Testifying before the Senate Armed Services Committee last month, retired Gen. Keith Alexander, who recently stepped down as head of U.S. Cyber Command and director of the National Security Agency, expressed misgivings about America’s deterrent posture in cyberspace. In particular, he raised concerns about the lack of a threshold that, when crossed by cyberattackers, would prompt a U.S. response. According to Alexander, “The question is, when do we act? That’s a policy decision. . . . What we don’t want to do is let it get to the point where we find out, ‘OK, that was unacceptable,’ and we didn’t set the standard.”
Alexander is raising the problem of “red lines.” Deterrence requires several elements to be successful.

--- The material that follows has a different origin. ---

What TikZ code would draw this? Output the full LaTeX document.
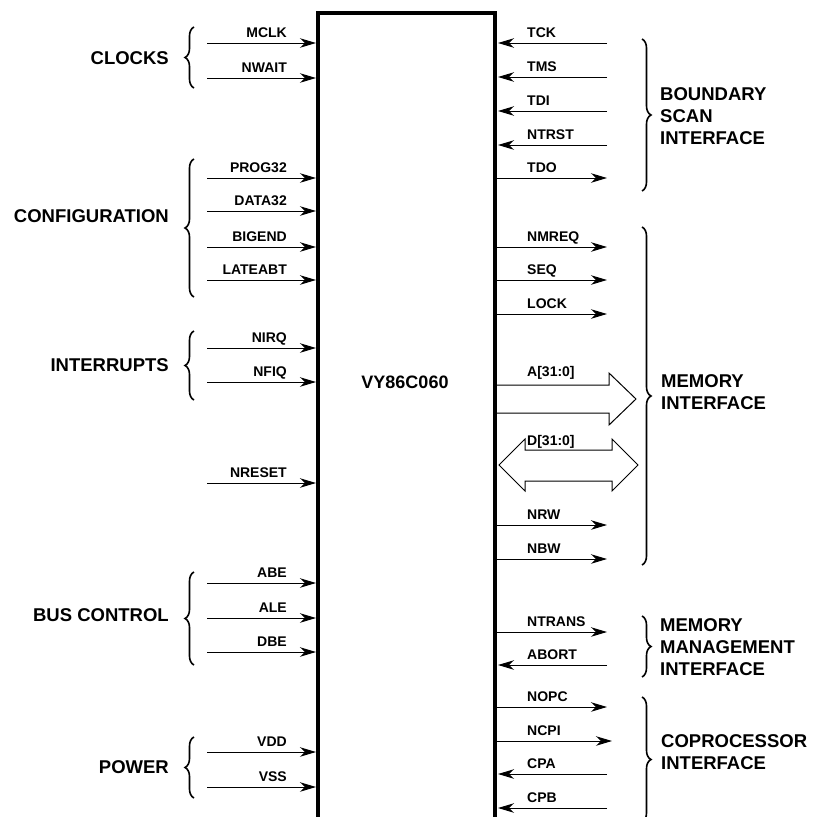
\documentclass[tikz,border=0pt]{standalone}
\usepackage{fontspec}
\setmainfont{Liberation Sans}
\usetikzlibrary{arrows.meta,decorations.pathreplacing}
\begin{document}
\begin{tikzpicture}[x=1pt,y=-1pt,
  sig/.style={line width=1pt,-{Stealth[length=16pt,width=9.5pt,inset=5pt]}},
  pin/.style={font=\fontsize{14}{16}\selectfont\bfseries, inner sep=0pt},
  grp/.style={font=\fontsize{18.5}{22}\selectfont\bfseries, inner sep=0pt, align=left},
  brc/.style={decorate, decoration={brace, amplitude=9pt}, line width=1.6pt},
  bus/.style={line width=1pt, line join=miter},
  chipline/.style={line width=4.5pt}]
\useasboundingbox (0,0) rectangle (813,817);

% chip outline (open at the bottom)
\coordinate (chip-bl) at (318,822);
\coordinate (chip-tl) at (318,13);
\coordinate (chip-tr) at (495,13);
\coordinate (chip-br) at (495,822);
\draw[chipline] (chip-bl) -- (chip-tl) -- (chip-tr) -- (chip-br);
\node[font=\fontsize{18}{22}\selectfont\bfseries, inner sep=0pt] (chip) at (405,382) {VY86C060};

% left inputs
\foreach \n/\y in {MCLK/43, NWAIT/78, PROG32/178, DATA32/211, BIGEND/247, LATEABT/280,
                   NIRQ/348, NFIQ/382, NRESET/483, ABE/583, ALE/618, DBE/652, VDD/752, VSS/787} {
  \coordinate (\n-s) at (207,\y);
  \coordinate (\n-e) at (316,\y);
  \draw[sig] (\n-s) -- (\n-e);
  \node[pin, anchor=base east] (\n-lbl) at (287,\y-6) {\n};
}

% right outputs
\foreach \n/\y/\e in {TDO/178/607, NMREQ/247/607, SEQ/280/607, LOCK/314/607, NRW/525/607,
                      NBW/559/607, NTRANS/632/607, NOPC/707/607, NCPI/741/612} {
  \coordinate (\n-s) at (497,\y);
  \coordinate (\n-e) at (\e,\y);
  \draw[sig] (\n-s) -- (\n-e);
  \node[pin, anchor=base west] (\n-lbl) at (527,\y-6) {\n};
}

% right inputs
\foreach \n/\y in {TCK/43, TMS/77, TDI/111, NTRST/145, ABORT/665, CPA/774, CPB/808} {
  \coordinate (\n-s) at (607,\y);
  \coordinate (\n-e) at (498,\y);
  \draw[sig] (\n-s) -- (\n-e);
  \node[pin, anchor=base west] (\n-lbl) at (527,\y-6) {\n};
}

% address bus (outlined arrow)
\draw[bus] (497,385) -- (609,385) -- (609,373) -- (636,399) -- (609,425) -- (609,413) -- (497,413);
\node[pin, anchor=base west] (A-lbl) at (527,376) {A[31:0]};

% data bus (outlined double arrow)
\draw[bus] (499,465) -- (525,439) -- (525,450) -- (612,450) -- (612,439) -- (638,465)
  -- (612,491) -- (612,481) -- (525,481) -- (525,491) -- cycle;
\node[pin, anchor=base west] (D-lbl) at (527,445) {D[31:0]};

% left braces
\draw[brc] (194,88) -- (194,27);
\draw[brc] (194,297) -- (194,159);
\draw[brc] (194,400) -- (194,331);
\draw[brc] (194,665) -- (194,572);
\draw[brc] (194,798) -- (194,737);

% right braces
\draw[brc] (642,39) -- (642,191);
\draw[brc] (642,227) -- (642,565);
\draw[brc] (642,616) -- (642,677);
\draw[brc] (642,697) -- (642,822);

% group labels
\node[grp, anchor=east] (clocks) at (169,58) {CLOCKS};
\node[grp, anchor=east] (config) at (169,216) {CONFIGURATION};
\node[grp, anchor=east] (irq) at (169,365) {INTERRUPTS};
\node[grp, anchor=east] (busctl) at (169,615) {BUS CONTROL};
\node[grp, anchor=east] (power) at (169,767) {POWER};

\node[grp, anchor=west] (bscan) at (660,116) {BOUNDARY\\SCAN\\INTERFACE};
\node[grp, anchor=west] (memif) at (661,392) {MEMORY\\INTERFACE};
\node[grp, anchor=west] (mmu) at (660,647) {MEMORY\\MANAGEMENT\\INTERFACE};
\node[grp, anchor=west] (copro) at (661,752) {COPROCESSOR\\INTERFACE};
\end{tikzpicture}
\end{document}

At its heart, deterrence is about preventing an adversary from taking an action through the credible threat of unacceptable counteraction. For a threat to be credible, an adversary must believe that the party seeking to deter it has both the capabilities and the will to carry out the threat. The adversary also needs to know what behavior is unacceptable—namely, what standards it will be held to, what red lines it must not cross.
Deterrence in cyberspace is more challenging. The United States possesses political, military and economic tools to make credible retaliatory threats for unacceptable cyberattacks, and it has demonstrated its willingness to use them when its vital interests are threatened in noncyber domains. However, uncertainty about U.S. cybercapabilities has created a gap in its deterrent posture. Gen. James Cartwright, former vice chairman of the Joint Chiefs of Staff, often raised concerns about the secrecy that surrounded U.S. cybercapabilities. Simply put, so long as those capabilities remained secret, they could not deter anyone. The administration’s unofficial acknowledgment in 2012 of responsibility for the Stuxnet worm attacks on Iranian nuclear facilities, and the Snowden revelations in 2013, filled that void.